UCP ignores busing needs of rural Alberta, opposition critic says
Albertans who live along roads less travelled deserve more passenger routes than providers now offer, says the NDP’s transportation critic.
The need for buses in rural Alberta didn’t die when Greyhound Canada left the West, said Lorne Dach, the member for Edmonton-McClung. Yet community services and privately owned providers struggle to run routes.
“I’m not after subsidies,” Dach told the Local Journalism Initiative in a recent interview. But the government should start “a comprehensive conversation about the type of business model that would survive and is needed in Alberta.”
Dach envisions a mix of large, mid-sized and small buses or vans and on-demand service. Co-operatives and not-for-profits are among possible providers to roll buses through more places, he said.
“And we’re going to need some connection with interprovincial bus networks as well, so we can resurrect the ability to go across the country: to be ticketed from High Level, Alberta, to Thunder Bay, Ontario.”
Devin Dreeshen, transportation and economic corridors minister, confirmed that rural buses don’t loom large on his party’s spending horizon. The UCP member for Innisfail-Sylvan Lake said rural Albertans, including those living in First Nations, want better and new roads and bridges more than they want buses.
Rural Albertans are “pretty independent and you're driving wherever you need to go,” Dreeshen said in an interview. “So I think (private) vehicles make a lot of sense.”
The province has about 64,000 lane-kilometres of roads and about 5,000 bridges. Dreeshen says he wants to help ensure that network does the job Albertans expect of it.
He pointed to O’Chiese Frist Nation, northwest of Rocky Mountain House, as a rural Indigenous community with transportation needs yet to be met. The nation seeks about $24 million for an area road.
The province and Clearwater County have partnered to provide $8 million each, but the federal government has yet to commit.
Roads improve safety in communities by giving multiple exits in emergencies like fires or floods. “That’s something that we hear is a big priority,” said Dreeshen.
But Dach said the minister is misreading the rural public. The NDP critic hears that rural Albertans want reliable, regular bus service for things like health-care appointments.

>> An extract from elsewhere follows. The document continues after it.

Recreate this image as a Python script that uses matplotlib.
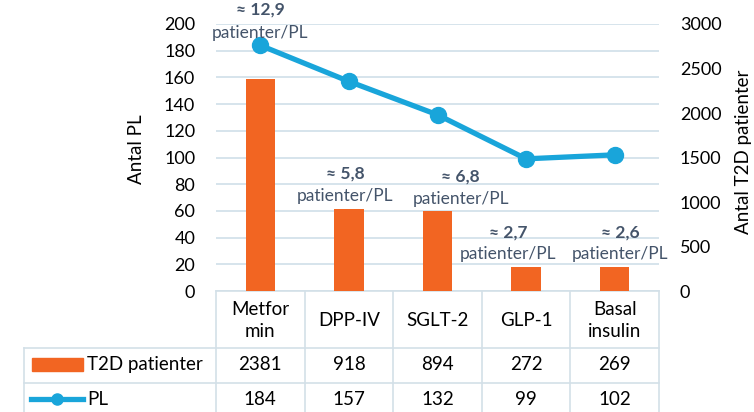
import numpy as np
import matplotlib
matplotlib.use("Agg")
import matplotlib.pyplot as plt
import matplotlib.transforms as mtransforms
from matplotlib.patches import Rectangle

categories = ["Metfor\nmin", "DPP-IV", "SGLT-2", "GLP-1", "Basal\ninsulin"]
t2d_patients = [2381, 918, 894, 272, 269]
pl_counts = [184, 157, 132, 99, 102]
# where the ratio labels sit: x shift in categories, y in "Antal PL" units
label_dx = [0, -0.045, 0.26, -0.2, 0.06]
label_bold_y = [211, 88, 86, 44, 44]
label_text_y = [193, 71, 69, 28, 28]

ORANGE = "#F26522"
BLUE = "#19A5DA"
GRID = "#D6E4EC"
TEXT = "#44546A"
FS = 13.5

plt.rcParams['font.family'] = ['Lato', 'DejaVu Sans']

W, H = 754, 412
fig = plt.figure(figsize=(W / 100, H / 100), dpi=100)
ax = fig.add_axes([216 / W, 1 - 291 / H, 443 / W, 267 / H])
ax2 = ax.twinx()

x = np.arange(len(categories))

ax.grid(axis='y', color=GRID, lw=1.4)
ax.plot(x, pl_counts, color=BLUE, lw=3.8, marker='o', ms=11.5, zorder=3)
ax2.bar(x, t2d_patients, width=0.33, color=ORANGE)

ax.set_xlim(-0.5, len(categories) - 0.5)
ax.set_ylim(0, 200)
ax.set_yticks(range(0, 201, 20))
ax2.set_ylim(0, 3000)
ax2.set_yticks(range(0, 3001, 500))
ax.set_xticks([])

for a in (ax, ax2):
    for s in a.spines.values():
        s.set_visible(False)
ax.tick_params(axis='y', length=0, pad=15, labelsize=13)
ax2.tick_params(axis='y', length=0, pad=15, labelsize=13)

fig.text(136 / W, 1 - 149 / H, "Antal PL", rotation=90, ha='center',
         va='center', fontsize=FS)
fig.text(743 / W, 1 - 152 / H, "Antal T2D patienter", rotation=90,
         ha='center', va='center', fontsize=FS)

# ratio labels
for i, (t, p) in enumerate(zip(t2d_patients, pl_counts)):
    ratio = f"≈ {t / p:.1f}".replace(".", ",")
    ax.text(i + label_dx[i], label_bold_y[i], ratio, ha='center', va='center',
            fontsize=12.5, fontweight='bold', color=TEXT, clip_on=False)
    ax.text(i + label_dx[i], label_text_y[i], "patienter/PL", ha='center',
            va='center', fontsize=12.5, color=TEXT, clip_on=False)

# data table below the plot
tr = mtransforms.blended_transform_factory(ax.transData, ax.transAxes)
n = len(categories)
y_top, y_head, y_row1, y_bot = 0, -0.2135, -0.345, -0.46
x_leg = -2.667
lc = "#D3E0E8"

def tline(xs, ys):
    ax.plot(xs, ys, color=lc, lw=1.2, transform=tr, clip_on=False)

tline([-0.5, n - 0.5], [y_top, y_top])
tline([x_leg, n - 0.5], [y_head, y_head])
tline([x_leg, n - 0.5], [y_row1, y_row1])
for k in range(n + 1):
    tline([k - 0.5, k - 0.5], [y_top, y_bot])
tline([x_leg, x_leg], [y_head, y_bot])

for i, c in enumerate(categories):
    ax.text(i, -0.109, c, ha='center', va='center', fontsize=FS,
            transform=tr, linespacing=1.35)
    ax.text(i, -0.277, str(t2d_patients[i]), ha='center', va='center',
            fontsize=FS, transform=tr)
    ax.text(i, -0.408, str(pl_counts[i]), ha='center', va='center',
            fontsize=FS, transform=tr)

ax.add_patch(Rectangle((-2.577, -0.300), 0.577, 0.049, color=ORANGE,
                       transform=tr, clip_on=False))
ax.text(-1.955, -0.277, "T2D patienter", ha='left', va='center',
        fontsize=FS, transform=tr)
ax.plot([-2.59, -2.0], [-0.404, -0.404], color=BLUE, lw=3.8, transform=tr,
        clip_on=False)
ax.plot([-2.295], [-0.404], color=BLUE, marker='o', ms=8, transform=tr,
        clip_on=False)
ax.text(-1.955, -0.408, "PL", ha='left', va='center', fontsize=FS,
        transform=tr)

fig.savefig("out.png", dpi=100)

Dach calls transportation a “human right,” one especially important for people who don’t drive and don’t have easy access to family or friends who do. The options now are “to fend for yourself” as an individual or community, he said.
“You have to find your own solutions, and they (bus services) will pop up for a while and fail,” Dach said.
A service group might use volunteers to drive seniors to and from appointments to a larger centre. But onerous costs like insurance often send them into the ditch, he said.
Dach held an online video consultation about a year ago with about 100 leaders from First Nations and other rural communities. Their message was that bus service continues to be needed, he said.
Greyhound ceased operating in the West in 2018 and shut down Canadian service completely in 2021.
The NDP government of the day partnered with businesses and other groups to pilot rural busing services.
Published reports in 2018 tagged the cost at about $2.8 million, supporting services in and around Edmonton, Camrose, Lethbridge, Medicine Hat, Red Deer, Innisfail, Penhold, Grande Prairie, Spirit River and other communities.
Dach said companies like Cold Shot and SunDog Tour Co. were hit hard by the COVID-19 pandemic. Ridership went down, route numbers shrunk and rural economies haven’t bounced back.
Mostly aimed at tourism and skiing, Jasper-based SunDog these days offers tours, private deals, airport and other shuttles, vacation packages and a winter-only Jasper-Edmonton express. Its year-round shuttle connects Jasper, Hinton, Edson and Edmonton.
Cold Shot, meanwhile, lists on its website nine routes anchored in Edmonton, Calgary and Grande Prairie. Stops like Valleyview, Fox Creek, Fort McMurray, Red Deer, and Dawson Creek and Fort St. John in B.C. are on its schedule.
The biggest player is Pacific Western Transportation. Based in Calgary, the company of about 5,000 employees includes brands familiar to Albertans – Diversified, Red Arrow and EBus.
Red Arrow links Fort McMurray, Edmonton, Calgary and Lethbridge, and also offers a Calgary airport shuttle. Minus Lethbridge, Ebus runs between the same cities.
Dreeshen says the marketplace decides where buses go. “If people have service concerns or questions, they should obviously talk to those bus companies.”
That’s not good enough for Dach, who compares a lack of support for rural service to what the province spends on community-to-community service in big cities. The study he wants, at least, should receive provincial funding, he said.
“Rural Alberta deserves to be treated with the same type of respect as urban residents,” said Dach.